Hoje, enquanto publico este texto, milhares de estudantes de Havana estão sentados frente a sua prova de matemática. O cronograma de ingresso na Universidade incorporou esta nova chamada depois de um escandaloso caso de fraude. O vazamento e a venda das questões acabaram por anular a prova anterior, três professores foram detidos e um número incerto de alunos investigados.

Mesmo que a prática fraudulenta seja comum nas escolas cubanas, este caso provocou uma profunda reflexão na sociedade, inclusive nos meios oficiais de comunicação. Temos visto na telinha dezenas de entrevistas de gente que repudia a falsidade de colar e a mentira da apropriação de conhecimentos. Todas as pessoas consultadas dizem ser contra semelhante fraude. Poucas, ou nenhuma, refletem sobre o ambiente de hipocrisias, duplicidades e simulações em que estes adolescentes, que agora têm entre dezesseis e dezessete anos, cresceram.

Esta fornada de alunos, justamente, foi educada sob alguns experimentos educacionais como os chamados professores emergentes.
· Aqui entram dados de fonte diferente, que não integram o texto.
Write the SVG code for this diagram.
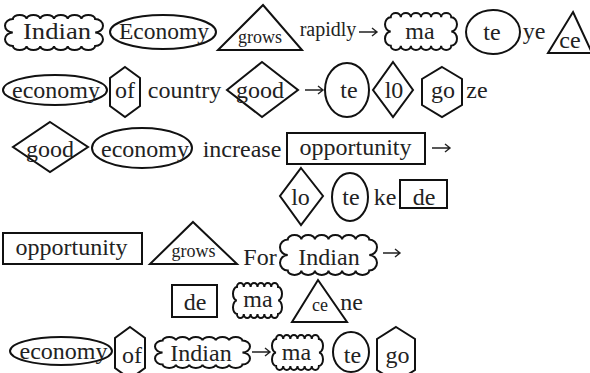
<svg xmlns="http://www.w3.org/2000/svg" width="590" height="373" viewBox="0 0 590 373">
<style>
.s{fill:none;stroke:#111;stroke-width:2}
.c{fill:none;stroke:#111;stroke-width:2;vector-effect:non-scaling-stroke}
.a{fill:none;stroke:#222;stroke-width:1.4}
text{font-family:"Liberation Serif","Times New Roman",serif;fill:#222;font-size:24px;text-anchor:middle}
.sm{font-size:18px}
.md{font-size:20px}
</style>
<defs>
<path id="cl" class="c" d="M8,4.5 a7,4.5 0 0 1 14,0 a7,4.5 0 0 1 14,0 a7,4.5 0 0 1 14,0 a7,4.5 0 0 1 14,0 a7,4.5 0 0 1 14,0 a7,4.5 0 0 1 14,0 a8,7.75 0 0 1 0,15.5 a8,7.75 0 0 1 0,15.5 a7,4.5 0 0 1 -14,0 a7,4.5 0 0 1 -14,0 a7,4.5 0 0 1 -14,0 a7,4.5 0 0 1 -14,0 a7,4.5 0 0 1 -14,0 a7,4.5 0 0 1 -14,0 a8,7.75 0 0 1 0,-15.5 a8,7.75 0 0 1 0,-15.5 Z"/>
</defs>
<rect width="590" height="373" fill="#fff"/>

<!-- Row 1 -->
<g id="n-indian1"><use href="#cl" transform="translate(5,15) scale(0.98,0.875)"/><text x="57" y="39" font-size="26" textLength="68" lengthAdjust="spacingAndGlyphs">Indian</text></g>
<g id="n-economy1"><ellipse class="s" cx="163" cy="32" rx="53" ry="17"/><text x="164" y="39" textLength="90" lengthAdjust="spacingAndGlyphs">Economy</text></g>
<g id="n-grows1"><polygon class="s" points="263,5 302,50 218,50"/><text class="sm" x="260" y="43">grows</text></g>
<g id="t-rapidly"><text class="md" x="328" y="36">rapidly</text></g>
<g id="n-ma1"><use href="#cl" transform="translate(385,13) scale(0.72,0.925)"/><text x="420" y="39" font-size="26">ma</text></g>
<g id="n-te1"><ellipse class="s" cx="493" cy="32" rx="27" ry="22"/><text x="492" y="40" font-size="26">te</text></g>
<g id="t-ye"><text x="534" y="39">ye</text></g>
<g id="n-ce1"><polygon class="s" points="573,12 592,53 548,53"/><text x="570" y="48" font-size="21">ce</text></g>

<!-- Row 2 -->
<g id="n-economy2"><ellipse class="s" cx="55" cy="90" rx="52" ry="15"/><text x="56" y="98">economy</text></g>
<g id="n-of2"><polygon class="s" points="125,67 140,78 140,106 125,117 110,106 110,78"/><text x="125" y="98">of</text></g>
<g id="t-country"><text x="184.5" y="98">country</text></g>
<g id="n-good2"><polygon class="s" points="262,62 298,90 262,117 227,90"/><text x="260" y="98" font-size="25">good</text></g>
<g id="n-te2"><ellipse class="s" cx="347" cy="90" rx="22" ry="27"/><text x="349" y="98">te</text></g>
<g id="n-l02"><polygon class="s" points="393,62 413,90 393,117 373,90"/><text x="394" y="98">l0</text></g>
<g id="n-go2"><polygon class="s" points="442,67 462,79 462,105 442,117 422,105 422,79"/><text x="443" y="98">go</text></g>
<g id="t-ze"><text x="477" y="98">ze</text></g>

<!-- Row 3 -->
<g id="n-good3"><polygon class="s" points="50,122 88,147 50,172 13,147"/><text x="50" y="157" font-size="23">good</text></g>
<g id="n-economy3"><ellipse class="s" cx="142" cy="148" rx="50" ry="20"/><text x="145" y="157">economy</text></g>
<g id="t-increase"><text x="242" y="157">increase</text></g>
<g id="n-opportunity3"><rect class="s" x="287" y="133" width="138" height="31"/><text x="355.5" y="155">opportunity</text></g>

<!-- Row 4 -->
<g id="n-lo4"><polygon class="s" points="301,168 323,196 301,225 280,196"/><text x="300.5" y="205">lo</text></g>
<g id="n-te4"><ellipse class="s" cx="350" cy="197" rx="18" ry="24"/><text x="351" y="205">te</text></g>
<g id="t-ke"><text x="385" y="205">ke</text></g>
<g id="n-de4"><rect class="s" x="400" y="180" width="47" height="28"/><text x="424" y="205">de</text></g>

<!-- Row 5 -->
<g id="n-opportunity5"><rect class="s" x="3" y="233" width="139" height="31"/><text x="71.5" y="255">opportunity</text></g>
<g id="n-grows5"><polygon class="s" points="193,222 237,264 150,264"/><text class="sm" x="193.5" y="257">grows</text></g>
<g id="t-for"><text x="260" y="265">For</text></g>
<g id="n-indian5"><use href="#cl" transform="translate(280,235) scale(0.97,1)"/><text x="329" y="265">Indian</text></g>

<!-- Row 6 -->
<g id="n-de6"><rect class="s" x="172" y="285" width="45" height="32"/><text x="195" y="310">de</text></g>
<g id="n-ma6"><use href="#cl" transform="translate(233,283) scale(0.49,0.875)"/><text x="258" y="307">ma</text></g>
<g id="n-ce6"><polygon class="s" points="318,280 347,322 292,322"/><text class="sm" x="320" y="311">ce</text></g>
<g id="t-ne"><text x="351.5" y="310">ne</text></g>

<!-- Row 7 -->
<g id="n-economy7"><ellipse class="s" cx="61" cy="351" rx="51" ry="14"/><text x="63.5" y="359">economy</text></g>
<g id="n-of7"><polygon class="s" points="130,327 145,338 145,368 130,379 115,368 115,338"/><text x="132" y="363">of</text></g>
<g id="n-indian7"><use href="#cl" transform="translate(155,337) scale(0.95,0.775)"/><text x="201" y="361">Indian</text></g>
<g id="n-ma7"><use href="#cl" transform="translate(272,335) scale(0.51,0.875)"/><text x="296.5" y="360">ma</text></g>
<g id="n-te7"><ellipse class="s" cx="351" cy="352" rx="18" ry="20"/><text x="352.5" y="363">te</text></g>
<g id="n-go7"><polygon class="s" points="396,327 415,339 415,370 396,382 377,370 377,339"/><text x="397.5" y="363">go</text></g>

<!-- Connectors (arrows) -->
<g id="connectors">
<path class="a" d="M359,32 H377 M372,28 L377,32 L372,36"/>
<path class="a" d="M305,90 H323 M318,86 L323,90 L318,94"/>
<path class="a" d="M432,148 H450 M445,144 L450,148 L445,152"/>
<path class="a" d="M383,253 H400 M395,249 L400,253 L395,257"/>
<path class="a" d="M252,352 H270 M265,348 L270,352 L265,356"/>
</g>
</svg>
Há maior fraude que ter alguém em sala dizendo ser professor sem possuir os valores éticos nem os conhecimentos para exercer tão digna profissão? Como pedir-lhes honestidade se a tela da televisão por meio das quais receberam suas aulas, jamais conseguiu lhes transmitir códigos morais adequados? Estes rapazes que agora enfrentam uma prova de matemática são filhos diretos da minha geração, rodeada de resultados acadêmicos artificiais e de qualificações exageradas.

Vale a pena lembrar que durante décadas as escolas e os professores não conseguiram que suas turmas estivessem acima dos noventa pontos ou perto dos cem, eram questionados, tiravam-lhes a emulação e até recebiam sanções administrativas e materiais. Era a época em que todos deviam aprovar de qualquer maneira. Nesses tempos Fidel Castro lia da tribuna os resultados acadêmicos dos pré-universitários com altas notas, sabendo – em seu foro íntimo – que aquilo era uma grande mentira criada para ele.

Tornou-se freqüente que os professores ditassem as perguntas da prova com antecedência, passassem pela carteira dos que se demoravam mais para “soprar” as respostas, ou – simplesmente – saíssem da sala deixando os alunos sozinhos para que pudessem copiar as respostas uns dos outros. Para quem estudava com afinco sempre foi muito frustrante a cumplicidade de tantos professores e técnicos em educação com a prática da fraude acadêmica. Nós somos os pais desta geração que hoje é avaliada nas aulas havaneiras. Como poderiam ser diferentes? Como vamos pedir-lhes que não façam o que tanto viram ser feito?